Buying a used car from someone you’ve never met can be risky business, especially if you’re not a car person. If you don’t take the necessary precautions, you can end up buying a car with a rolled back odometer, shoddy body repair, or even flood damage. If you follow these basic steps, you can save yourself a lot of hassle and expense in the used car buying process.
1. Check the Vehicle History
When you see a used car advertised for sale, the first thing you should do is request vehicle’s VIN, and run that number through AutoCheck, Carfax, or a similar vehicle history service. You can see DMV records on when the car was first purchased, the car’s mileage each time it was sold, and also if the car has been salvaged because of prior damage. The VIN check will help you verify that the advertised mileage is accurate, and will also alert you if the car’s been in a flood or wreck.
2. Inspect the Car In-Person
If your car passed the VIN check, then next step is to view the car in-person. It’s important to view the car in a safe and well-lit area, such as a gas station or shopping center parking lot.
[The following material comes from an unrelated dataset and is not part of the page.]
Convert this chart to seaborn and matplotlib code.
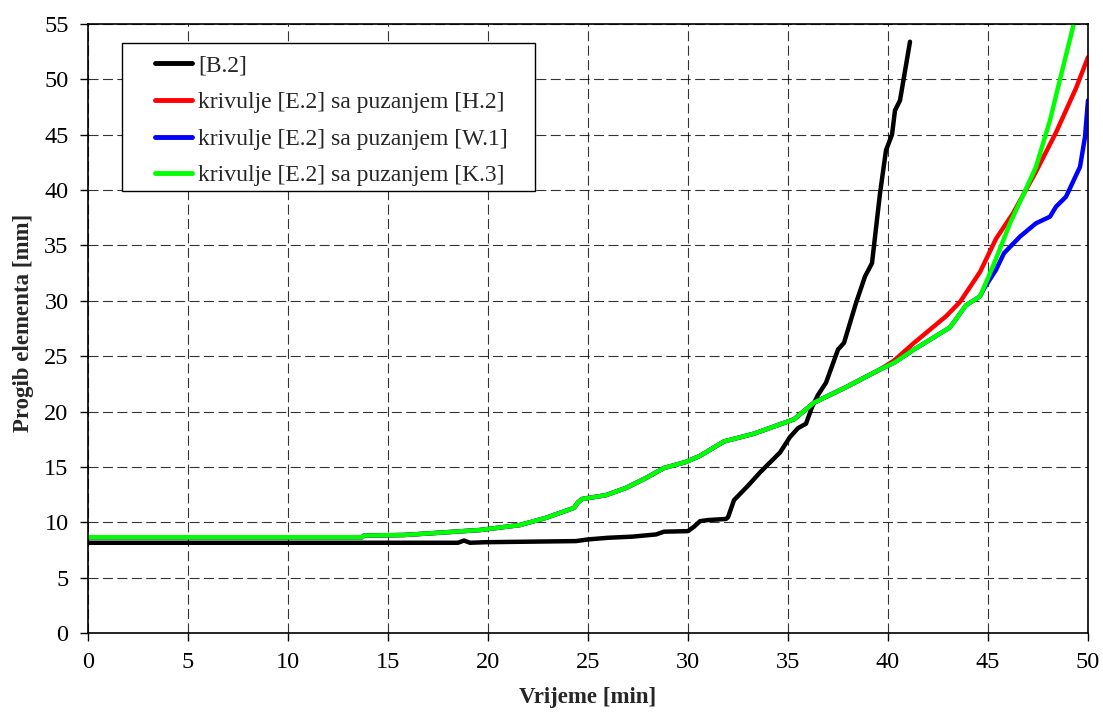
import numpy as np
import pandas as pd
import matplotlib
matplotlib.use("Agg")
import matplotlib.pyplot as plt
import seaborn as sns
from matplotlib.path import Path

# ---------------- data ----------------
labels = ["[B.2]",
          "krivulje [E.2] sa puzanjem [H.2]",
          "krivulje [E.2] sa puzanjem [W.1]",
          "krivulje [E.2] sa puzanjem [K.3]"]
colors = ["#000000", "#FF0000", "#0000FF", "#00FF00"]

# [B.2]
b_x = [0, 18.5, 18.8, 19.1, 19.9, 24.4, 25.0, 26.0, 27.2, 28.4, 28.8, 30.0, 30.3,
       30.6, 31.0, 31.9, 32.0, 32.3, 33.0, 33.6, 34.6, 35.1, 35.5, 35.9, 36.2, 36.5,
       36.9, 37.5, 37.8, 38.1, 38.4, 38.85, 39.2, 39.6, 39.9, 40.2, 40.35, 40.6, 41.1]
b_y = [8.15, 8.15, 8.35, 8.15, 8.2, 8.3, 8.45, 8.6, 8.7, 8.9, 9.15, 9.2, 9.6,
       10.1, 10.2, 10.3, 10.45, 12.0, 13.3, 14.5, 16.3, 17.7, 18.5, 18.9, 20.4, 21.5,
       22.6, 25.6, 26.2, 28.0, 29.8, 32.2, 33.4, 39.7, 43.6, 45.0, 47.2, 48.1, 53.4]

# [K.3] (green) - the common early part is shared by all three creep curves
k_x = [0, 13.7, 13.8, 15.8, 17.6, 19.6, 21.6, 22.9, 24.3, 24.5, 24.7, 25.9, 26.9,
       27.9, 28.8, 29.9, 30.6, 31.8, 33.3, 35.3, 36.3, 37.9, 39.6, 40.3, 41.3, 43.1,
       43.9, 44.6, 45.1, 45.4, 46.1, 47.1, 47.4, 48.1, 48.6, 49.3]
k_y = [8.65, 8.65, 8.8, 8.85, 9.06, 9.3, 9.75, 10.4, 11.3, 11.8, 12.1, 12.45, 13.1,
       14.0, 14.9, 15.45, 16.0, 17.3, 18.0, 19.3, 20.8, 22.2, 23.8, 24.4, 25.6, 27.6,
       29.6, 30.4, 32.5, 33.8, 37.0, 40.9, 42.1, 46.3, 50.0, 55.1]

# [H.2] (red) tail after it leaves the common curve
h_split = 39.6
h_x = [40.3, 41.3, 42.9, 43.6, 44.6, 45.4, 46.25, 47.35, 48.4, 49.4, 50.0]
h_y = [24.6, 26.2, 28.6, 29.9, 32.6, 35.6, 37.9, 41.5, 45.2, 49.2, 52.0]

# [W.1] (blue) tail after it leaves the green curve
w_split = 44.6
w_x = [44.8, 45.4, 45.8, 46.6, 46.8, 47.4, 48.1, 48.4, 48.9, 49.6, 49.85, 50.0]
w_y = [31.1, 32.8, 34.3, 35.8, 36.1, 37.0, 37.6, 38.5, 39.4, 42.1, 44.8, 48.1]

x_ticks = list(range(0, 51, 5))
y_ticks = list(range(0, 56, 5))

# ---------------- build series ----------------
k_x_arr, k_y_arr = np.array(k_x), np.array(k_y)
m_h = k_x_arr <= h_split
m_w = k_x_arr <= w_split
series = {
    labels[0]: (np.array(b_x), np.array(b_y)),
    labels[1]: (np.r_[k_x_arr[m_h], h_x], np.r_[k_y_arr[m_h], h_y]),
    labels[2]: (np.r_[k_x_arr[m_w], w_x], np.r_[k_y_arr[m_w], w_y]),
    labels[3]: (k_x_arr, k_y_arr),
}
frames = []
for lab, (xx, yy) in series.items():
    frames.append(pd.DataFrame({"x": xx, "y": yy, "serie": lab}))
df = pd.concat(frames, ignore_index=True)

# ---------------- style ----------------
sns.set_style("white")
plt.rcParams["font.family"] = ["Liberation Serif", "DejaVu Serif"]
FS_TICK = 17.5
FS_LEG = 17
FS_LAB = 16.5

fig = plt.figure(figsize=(11.03, 7.13), dpi=100)
ax = fig.add_axes([88 / 1103, 80 / 713, 1000 / 1103, 609 / 713])

for lab, col in zip(labels, colors):
    sub = df[df["serie"] == lab]
    sns.lineplot(data=sub, x="x", y="y", sort=False, estimator=None, color=col,
                 linewidth=3.2, label=lab, ax=ax, solid_capstyle="round",
                 solid_joinstyle="round")

ax.set_xlim(0, 50)
ax.set_ylim(0, 55)
ax.set_xticks(x_ticks)
ax.set_yticks(y_ticks)
ax.set_xticklabels([str(t) for t in x_ticks], fontsize=FS_TICK)
ax.set_yticklabels([str(t) for t in y_ticks], fontsize=FS_TICK)
ax.tick_params(axis="both", which="major", direction="out", length=6, width=1,
               color="black", bottom=True, left=True, pad=8, labelcolor="black")

ax.set_axisbelow(True)
ax.grid(True, color="black", linestyle=(0, (9, 4)), linewidth=0.8, alpha=0.8)

for sp in ax.spines.values():
    sp.set_visible(True)
    sp.set_color("black")
    sp.set_linewidth(1.2)

ax.set_xlabel("Vrijeme [min]", fontsize=FS_LAB, fontweight="bold")
ax.set_ylabel("Progib elementa [mm]", fontsize=FS_LAB, fontweight="bold")
ax.xaxis.set_label_coords(0.5, (633 - 687) / 609)
ax.yaxis.set_label_coords((34 - 88) / 1000, (633 - 323) / 609)

# ---------------- legend ----------------
leg = ax.legend(loc="upper left", bbox_to_anchor=((155 - 88) / 1000, (633 - 55) / 609),
                fontsize=FS_LEG, frameon=True, fancybox=False, borderpad=0.0,
                borderaxespad=0.0, handlelength=1.55, handletextpad=0.28,
                labelspacing=0.64, framealpha=1.0)
leg.get_frame().set_edgecolor("black")
leg.get_frame().set_linewidth(1.0)
for h in leg.get_lines():
    h.set_linewidth(3.5)


def legend_box(x0, y0, width, height, mutation_size):
    padx_l = 1.4 * mutation_size
    padx_r = 1.15 * mutation_size
    pad_top = 0.5 * mutation_size
    pad_bot = 0.2 * mutation_size
    x1, x2 = x0 - padx_l, x0 + width + padx_r
    y1, y2 = y0 - pad_bot, y0 + height + pad_top
    return Path([(x1, y1), (x2, y1), (x2, y2), (x1, y2), (x1, y1)], closed=True)


leg.get_frame().set_boxstyle(legend_box)

fig.savefig("out.png", dpi=100)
When you inspect the car, there are some red flags that can indicate low quality body work. Check the consistency of the gaps between the hood and fenders, fenders and doors, doors and rear quarters, and trunk and rear quarters. Also check to make sure that the color and texture of the paint matches on all of the body panels, and that there aren’t any signs of buckled metal or sloppy welding under the hood.
The final step is to have the vehicle inspected by a licensed mechanic. Often times, independent mechanics who specialize in a specific make are the most helpful and reasonably priced. They can detect mechanical issues that are invisible to the naked eye, and can often verify that a car hasn’t had any sub-par bodywork. Often times, a detailed inspection will reveal some minor issues that are easily fixed, and the mechanic will give you an estimate to correct the problems. Buyers should be more concerned about major issues that are expensive to repair.
If the car passes these 3 checks, then there’s a good chance that you’re looking at a quality used vehicle from an honest seller. If the seller forgets to mention that the car’s been in a flood or needs engine work, then move on. The most important aspect of any large purchase is trust.